REPORTER: And rainwater will also be put to use. It will be collected in huge underground tanks surrounding the building.
LOGAN: we are in the basement, we are looking at the pipe that will bring water into the building that will allow us to run water to the roof to irrigate the green roof and the electric conduit that will open and close a valve that will allow us to use that rain water or let it as it should typically run to the sewer system as it would after a big rainfall.
REPORTER: Each individual apartment will also have green features, like the lights.
LOGAN: These are all compact fluorescent which means is if someone is using a standard fixture and they were using a 60 to 100 watt bulb, we are talking about 16 to 18 watts in these units to give off the same amount of light and cost a lot less to operate.
REPORTER: A special coating on the windows.
LOGAN: In the winter time what that coating does is it bounces the radiating heat from the radiator back into the unit so you have less heat leaving the building. In the summer, it allows the light through, but bounces out some of the sun’s radiant heat.
REPORTER: Even the bamboo flooring is energy efficient.
LOGAN: Its also green because its harvested and it continues to grow so it cuts down on people using trees for flooring and causing deforestation.
REPORTER: Up on the roof, Logan shows how the building will use solar panels to light the common areas and hallways of the building.
LOGAN: We’re replacing what we are taking from the grid, from Con Edison or another power supplier and we are producing it ourselves and using it. As you know we are making a less of a demand on the grid so there’s less of a need. One building couldn’t do it alone, but you have to start somewhere, less of a need to build more power generators in New York…less emissions.
REPORTER: Another green feature is the green roof. Logan and Reilly take us to another one of their buildings right across Webster Avenue where a carpet of succulents--- which look like tiny cactus plants--- have been growing for about a year.
LOGAN: They’re red and green and as you can see it’s very thick, it’s like a mat. They’ll eventually get a little taller and a little greener. No matter if they’re red or green or even brown as long as they are alive they are doing their job. They are holding on to that water.

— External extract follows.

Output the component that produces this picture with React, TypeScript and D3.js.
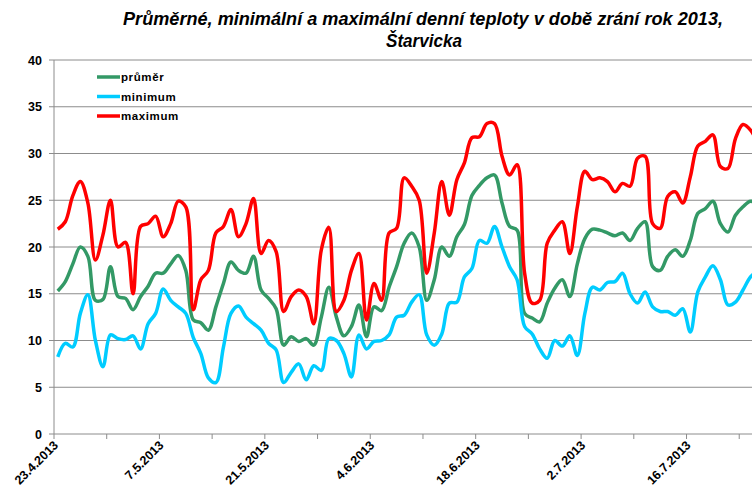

REPORTER: And in turn the green roof keeps the building cooler as well as the neighborhood itself, prevents rain water from going to the sewers and adds oxygen which improves air quality. Fordham-Bedford’s John Reilly says it’s a lot different from when he grew up in The Bronx.
REILLY: I remember as a kid being here when they were switching to different types of fuel oil there was soot and people would hang their clothes out to dry they would have to rewash it because the soot that would land on their clothes.
REPORTER: Mayor Bloomberg says sustainability and improving the environment is possible. It’s all about a balance.
BLOOMBERG: We can have a responsible policy toward pollution and still have the kind of 21st century life that we want. There are some people who will say let’s cut out all electricity and we will go back to growing our own food.
REPORTER: The Mayor’s vow to cut carbon emissions by 30 percent by 2030 is a lofty goal, but so were some of his other ventures as mayor.
BLOOMBERG: In this city life expectancy is lower today than it is in the country as a whole and that’s the first time since before World War 2. So all of those little things to prevent traffic deaths, to reduce fire deaths, reducing smoking and trans fats and all these things they do add up and it certainly the same thing is true with our effort to limit carbon dioxide emissions.
REPORTER: The Mayor is expected to unveil a plan on specific regulations on how city government and the community can reduce emissions later this month on Earth Day. He’s also hosting a climate change summit here in New York City next month for mayors from around the world. For WNYC, I’m Richard Hake.